We talk about sexual violence like it happens in a vacuum, as if it begins and ends with the act itself. But that’s not how it works. Abuse is never just one person’s doing. It’s a structure. A stage built plank by plank from silence, excuses, admiration, and denial. It’s every dinner table where someone says “He’s such a nice guy.” Every institution that says “We’re investigating internally.” Every friend who whispers “Are you sure?” when you finally find the courage to speak.
Behind every predator is a line of enablers. Some are well-meaning and manipulated. Others are self-serving and cruel. And many are simply too afraid of losing what they have—status, belonging, a sense of control. But none of them are innocent.
I knew them.
I watched them.
And I watched them destroy others like they tried to destroy me.

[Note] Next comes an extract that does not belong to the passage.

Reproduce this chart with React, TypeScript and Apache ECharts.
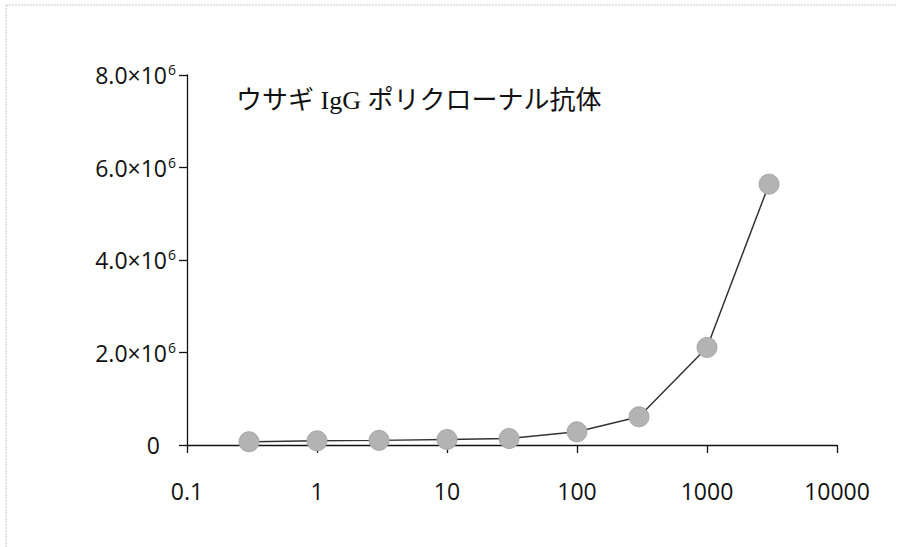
import React, { useEffect, useRef } from "react";
import * as echarts from "echarts";

// Dilution series (x) and measured signal (y)
const concentrations = [0.3, 1, 3, 10, 30, 100, 300, 1000, 3000];
const signals = [70000, 90000, 100000, 120000, 140000, 285000, 610000, 2110000, 5640000];

const xTickLabels = ["0.1", "1", "10", "100", "1000", "10000"];
const yTickMantissas = ["0", "2.0", "4.0", "6.0", "8.0"];
const yExponent = "6";
const chartTitle = "ウサギ IgG ポリクローナル抗体";

export default function App() {
  const ref = useRef<HTMLDivElement>(null);

  useEffect(() => {
    if (!ref.current) return;
    const chart = echarts.init(ref.current, null, { renderer: "svg" });
    const labelFont = "'Open Sans', 'Liberation Sans', sans-serif";

    chart.setOption({
      animation: false,
      backgroundColor: "#ffffff",
      grid: { left: 187, right: 60, top: 75, bottom: 102, containLabel: false },
      xAxis: {
        type: "log",
        logBase: 10,
        min: 0.1,
        max: 10000,
        axisLine: { show: true, onZero: false, lineStyle: { color: "#111", width: 1.3 } },
        axisTick: { show: true, inside: false, length: 8, lineStyle: { color: "#111", width: 1.3 } },
        minorTick: { show: false },
        splitLine: { show: false },
        axisLabel: {
          margin: 34,
          color: "#111",
          fontSize: 23,
          fontFamily: labelFont,
          formatter: (_v: number, i: number) => xTickLabels[i] ?? "",
        },
      },
      yAxis: {
        type: "value",
        min: 0,
        max: 8000000,
        interval: 2000000,
        axisLine: { show: true, lineStyle: { color: "#111", width: 1.3 } },
        axisTick: { show: true, inside: false, length: 8, lineStyle: { color: "#111", width: 1.3 } },
        splitLine: { show: false },
        axisLabel: {
          margin: 11,
          color: "#111",
          fontFamily: labelFont,
          formatter: (_v: number, i: number) => {
            const m = yTickMantissas[i] ?? "";
            if (m === "0") return `{zero|${m}}`;
            return `{m|${m}×10}{s|${yExponent}}`;
          },
          rich: {
            m: { fontSize: 23, fontFamily: labelFont, color: "#111", verticalAlign: "middle" },
            s: { fontSize: 14, fontFamily: labelFont, color: "#111", verticalAlign: "top", padding: [0, 0, 11, 1] },
            zero: { fontSize: 23, fontFamily: labelFont, color: "#111", padding: [0, 16, 0, 0] },
          },
        },
      },
      graphic: [
        {
          type: "text",
          left: 236,
          top: 87,
          style: {
            text: chartTitle,
            font: "normal 26px 'Liberation Serif', 'Noto Sans CJK JP', serif",
            fill: "#111",
          },
        },
        {
          type: "line",
          shape: { x1: 6, y1: 5, x2: 897, y2: 5 },
          style: { stroke: "#c8c8c8", lineWidth: 1, lineDash: [2, 1] },
        },
        {
          type: "line",
          shape: { x1: 6, y1: 5, x2: 6, y2: 547 },
          style: { stroke: "#c8c8c8", lineWidth: 1, lineDash: [2, 1] },
        },
      ],
      series: [
        {
          type: "line",
          data: concentrations.map((c, i) => [c, signals[i]]),
          symbol: "circle",
          symbolSize: 20,
          lineStyle: { color: "#333", width: 1.5 },
          itemStyle: { color: "#b3b3b3", borderColor: "#a6a6a6", borderWidth: 1 },
          z: 3,
        },
      ],
    });

    return () => chart.dispose();
  }, []);

  return (
    <div
      ref={ref}
      style={{ position: "fixed", left: 0, top: 0, width: 897, height: 547, background: "#fff" }}
    />
  );
}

I saw how they lifted him up even after the truth came out. I saw how they handed him new platforms, new praise, new victims. I saw how survivors were left to sit in the rubble of their own lives, while he was allowed to rebuild.
Some of the enablers wore power suits. Some wore church clothes. Some wore feminist pins. And some had been harmed themselves. That’s the hardest part to stomach—how some who’ve known pain still choose to protect the predator because they think proximity to power will keep them safe.
It won’t.
The predator doesn’t care who you are, what you’ve survived, or how many times you defended him. He will hurt whoever he needs to maintain control. That’s the truth we don’t want to say out loud: that he doesn’t value you. He uses you. And when he’s done, you’ll be discarded too.
But maybe the most brutal betrayal comes not from the predator, not even from the enabler—but from the bystanders. The family, the friends, the ones who say “We love you” but keep inviting him to the table. The ones who say “That’s not our fight” when you’re bleeding out in front of them.
Let me be clear: silence is not neutrality. It’s complicity.
There is no middle ground in the face of abuse.
There is no “both sides” when one side has crushed the other.
If you say nothing, you’ve chosen.
If you protect the predator for the sake of peace, you’ve chosen.
If you distance yourself from the survivor because their pain makes you uncomfortable, you’ve chosen.
And survivors? We see it.
We hear what you won’t say.
We feel the shunning in your silence.
It’s not enough to hold the predator accountable. We need to dismantle the scaffolding that allowed him to rise. That means naming the enablers. That means confronting the friends, the churches, the institutions that wrapped him in protection while we screamed into the void.
We need a culture where survivors aren’t retraumatized by the aftermath of truth-telling. Where speaking out doesn’t cost you your family, your career, your community. Where the predator is not the one who gets the benefit of the doubt. Where harm is not repackaged as misunderstanding or ambition or charm.
So here’s what I think we need to do:
If you know someone who’s been harmed—believe them.
If you see someone being elevated despite credible harm—speak up.
If you’ve been complicit in silence—own it. Change it. Stop it.
Because healing isn’t just about the survivor finding peace.
It’s about whether the world they return to is willing to see clearly, act justly, and never again make them choose between truth and belonging.
It’s time we stop protecting predators.
It’s time we start protecting each other.